#### What to work on:
Leave out the pictures and restate the rest of the data exactly.

---------- Raw data ----------

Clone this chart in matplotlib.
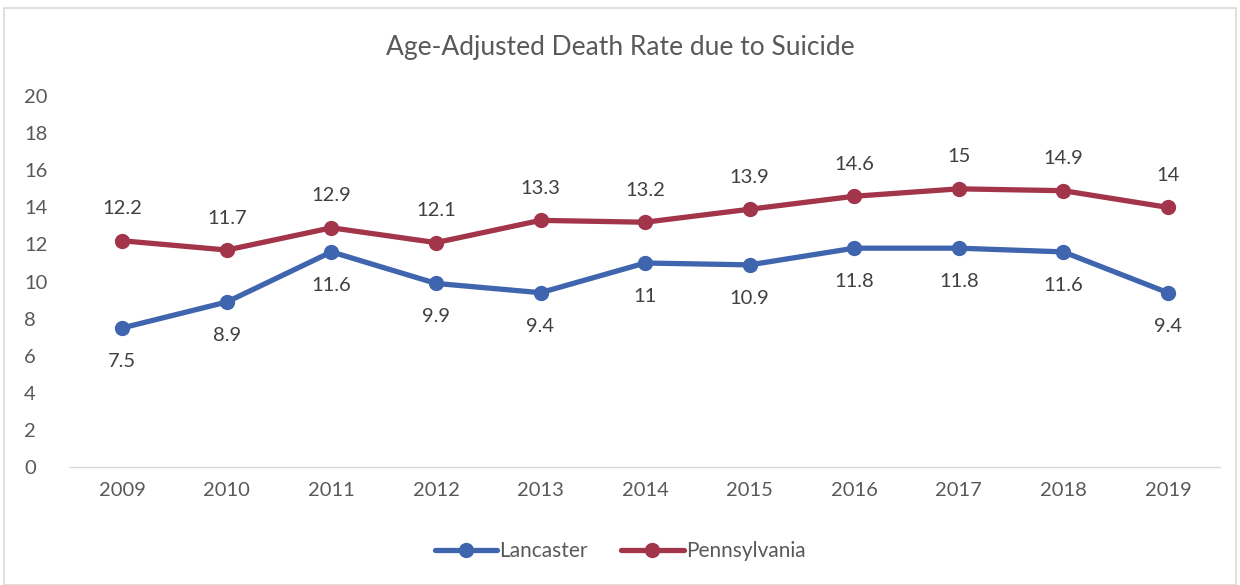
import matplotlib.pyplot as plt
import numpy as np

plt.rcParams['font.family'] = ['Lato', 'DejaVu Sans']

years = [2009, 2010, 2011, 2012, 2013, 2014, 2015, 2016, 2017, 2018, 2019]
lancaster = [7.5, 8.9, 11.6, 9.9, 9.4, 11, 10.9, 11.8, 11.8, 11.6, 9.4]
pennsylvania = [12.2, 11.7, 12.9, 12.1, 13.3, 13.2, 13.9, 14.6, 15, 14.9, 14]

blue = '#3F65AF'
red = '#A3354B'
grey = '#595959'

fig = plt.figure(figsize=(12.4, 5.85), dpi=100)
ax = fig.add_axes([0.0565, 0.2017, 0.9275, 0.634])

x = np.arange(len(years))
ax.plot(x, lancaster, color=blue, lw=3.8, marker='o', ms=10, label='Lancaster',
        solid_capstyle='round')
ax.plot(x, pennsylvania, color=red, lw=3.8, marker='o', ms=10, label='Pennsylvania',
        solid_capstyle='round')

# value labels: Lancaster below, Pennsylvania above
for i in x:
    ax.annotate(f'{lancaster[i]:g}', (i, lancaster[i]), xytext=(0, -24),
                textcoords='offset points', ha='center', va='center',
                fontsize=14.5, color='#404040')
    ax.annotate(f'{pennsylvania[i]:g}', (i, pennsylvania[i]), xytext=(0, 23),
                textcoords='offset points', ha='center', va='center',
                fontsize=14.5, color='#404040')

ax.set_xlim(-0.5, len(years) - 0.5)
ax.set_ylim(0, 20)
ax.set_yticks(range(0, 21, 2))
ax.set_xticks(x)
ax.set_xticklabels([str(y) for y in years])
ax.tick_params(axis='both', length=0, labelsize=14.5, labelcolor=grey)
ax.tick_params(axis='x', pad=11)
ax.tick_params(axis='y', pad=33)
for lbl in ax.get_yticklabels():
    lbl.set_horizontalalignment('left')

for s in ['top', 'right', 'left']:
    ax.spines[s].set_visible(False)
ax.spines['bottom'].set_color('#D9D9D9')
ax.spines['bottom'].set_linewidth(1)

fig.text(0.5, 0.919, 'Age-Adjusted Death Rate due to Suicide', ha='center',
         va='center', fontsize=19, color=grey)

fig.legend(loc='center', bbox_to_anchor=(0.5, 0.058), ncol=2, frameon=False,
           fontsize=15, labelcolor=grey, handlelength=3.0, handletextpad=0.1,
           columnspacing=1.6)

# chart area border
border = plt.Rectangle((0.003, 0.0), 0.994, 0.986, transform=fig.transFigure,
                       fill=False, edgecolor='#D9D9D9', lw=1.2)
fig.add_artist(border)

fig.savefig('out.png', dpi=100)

----------

#### Answer to this task:
Clone this chart in matplotlib.
import matplotlib.pyplot as plt
import numpy as np

plt.rcParams['font.family'] = ['Lato', 'DejaVu Sans']

years = [2009, 2010, 2011, 2012, 2013, 2014, 2015, 2016, 2017, 2018, 2019]
lancaster = [7.5, 8.9, 11.6, 9.9, 9.4, 11, 10.9, 11.8, 11.8, 11.6, 9.4]
pennsylvania = [12.2, 11.7, 12.9, 12.1, 13.3, 13.2, 13.9, 14.6, 15, 14.9, 14]

blue = '#3F65AF'
red = '#A3354B'
grey = '#595959'

fig = plt.figure(figsize=(12.4, 5.85), dpi=100)
ax = fig.add_axes([0.0565, 0.2017, 0.9275, 0.634])

x = np.arange(len(years))
ax.plot(x, lancaster, color=blue, lw=3.8, marker='o', ms=10, label='Lancaster',
        solid_capstyle='round')
ax.plot(x, pennsylvania, color=red, lw=3.8, marker='o', ms=10, label='Pennsylvania',
        solid_capstyle='round')

# value labels: Lancaster below, Pennsylvania above
for i in x:
    ax.annotate(f'{lancaster[i]:g}', (i, lancaster[i]), xytext=(0, -24),
                textcoords='offset points', ha='center', va='center',
                fontsize=14.5, color='#404040')
    ax.annotate(f'{pennsylvania[i]:g}', (i, pennsylvania[i]), xytext=(0, 23),
                textcoords='offset points', ha='center', va='center',
                fontsize=14.5, color='#404040')

ax.set_xlim(-0.5, len(years) - 0.5)
ax.set_ylim(0, 20)
ax.set_yticks(range(0, 21, 2))
ax.set_xticks(x)
ax.set_xticklabels([str(y) for y in years])
ax.tick_params(axis='both', length=0, labelsize=14.5, labelcolor=grey)
ax.tick_params(axis='x', pad=11)
ax.tick_params(axis='y', pad=33)
for lbl in ax.get_yticklabels():
    lbl.set_horizontalalignment('left')

for s in ['top', 'right', 'left']:
    ax.spines[s].set_visible(False)
ax.spines['bottom'].set_color('#D9D9D9')
ax.spines['bottom'].set_linewidth(1)

fig.text(0.5, 0.919, 'Age-Adjusted Death Rate due to Suicide', ha='center',
         va='center', fontsize=19, color=grey)

fig.legend(loc='center', bbox_to_anchor=(0.5, 0.058), ncol=2, frameon=False,
           fontsize=15, labelcolor=grey, handlelength=3.0, handletextpad=0.1,
           columnspacing=1.6)

# chart area border
border = plt.Rectangle((0.003, 0.0), 0.994, 0.986, transform=fig.transFigure,
                       fill=False, edgecolor='#D9D9D9', lw=1.2)
fig.add_artist(border)

fig.savefig('out.png', dpi=100)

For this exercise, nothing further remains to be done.